Despite their strong feelings against publication, the people involved in this case would appear to have accorded the ethnographer a measure of confidence and trust. In doing so, they may also have accorded the ethnographer a handsome opportunity to participate more actively in their affairs and to work with them on projects aimed at improving the immediate conditions of native life. I refer, of course, to projects in areas such as nutrition and health care, education and legal assistance, economic development and the management of human and natural resources, and others.

The extent to which anthropologists can be of service in areas such as these cannot be determined a priori. Every situation will in some ways be different from every other. But whatever the nature of the specific situation may be, confidence and trust are essential if true cooperation is to flourish and develop. And whenever it does--whenever the anthropologist can work with local people to bring about desired forms of change--the personal rewards are apt to be substantial. In the long run, I expect, these rewards are more deeply satisfying and permanently enriching than any which may result from professional publication. But that, of course, is a matter of opinion.
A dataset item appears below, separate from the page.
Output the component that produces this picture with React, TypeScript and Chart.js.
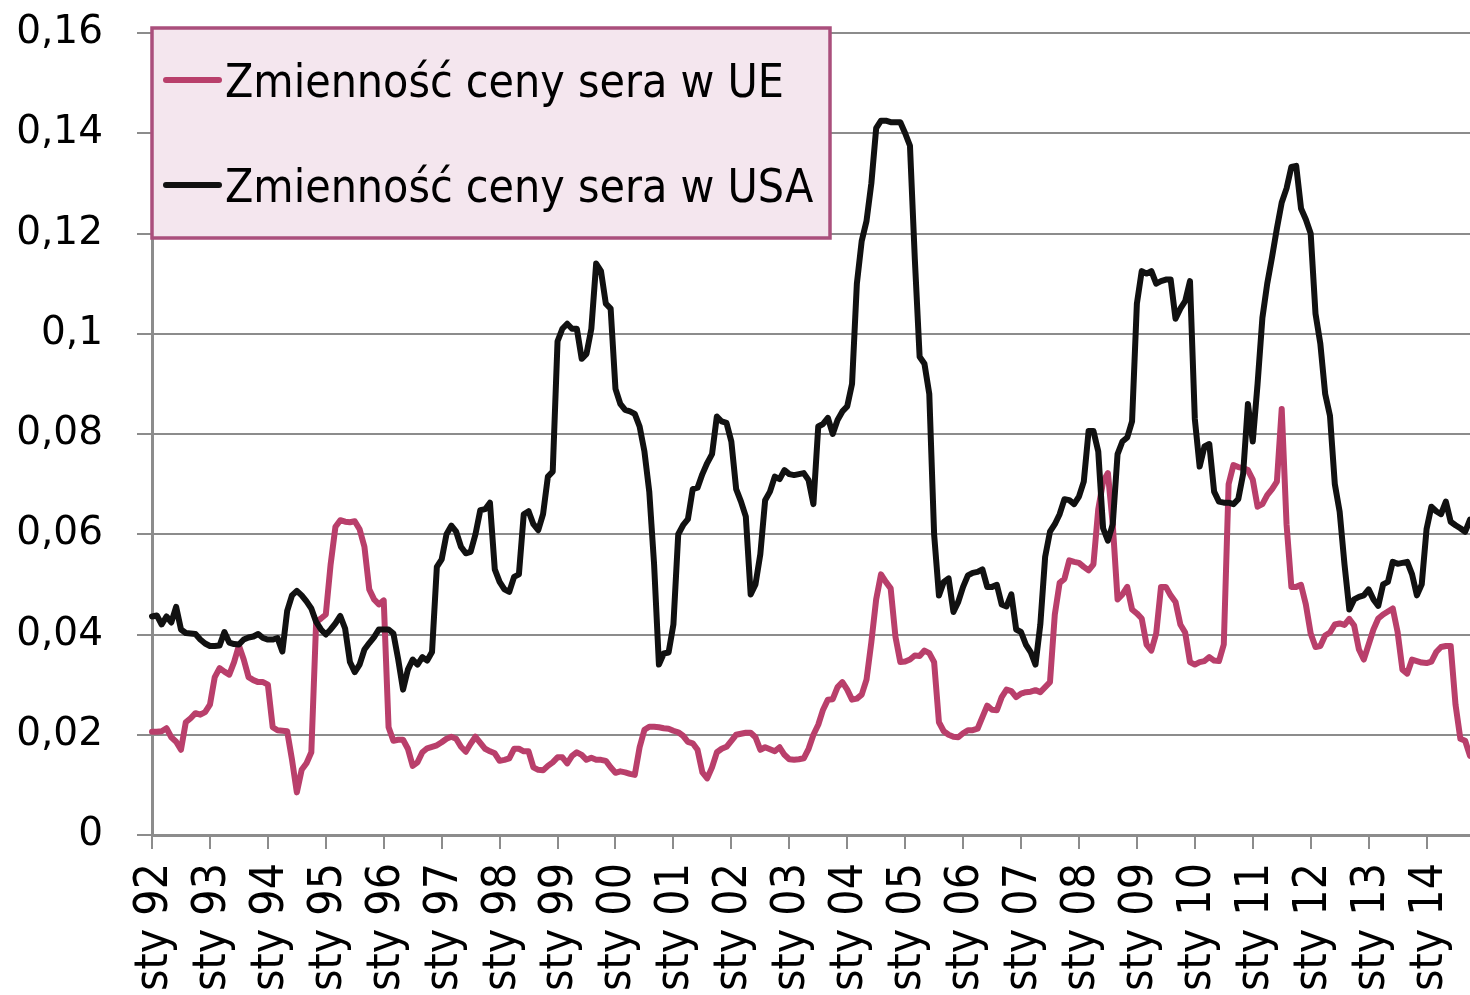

And who knows? Much later on, after the people have come to know the ethnographer well, after their confidence in him (or her) has been increased, a responsible member of the local community may step forth with an unanticipated proposal. "You remember those things we didn't want you to put in a book? Remember them? Well, we've been talking about it, and maybe, if you still want to . . . "

This sort of thing has happened before. People change their minds. But until they do--and until the ethnographer can be reasonably certain that they will not change them back again--publication must be postponed. Science must wait. God knows--and so do Native Americans--that there are dozens of other worthwhile things to do.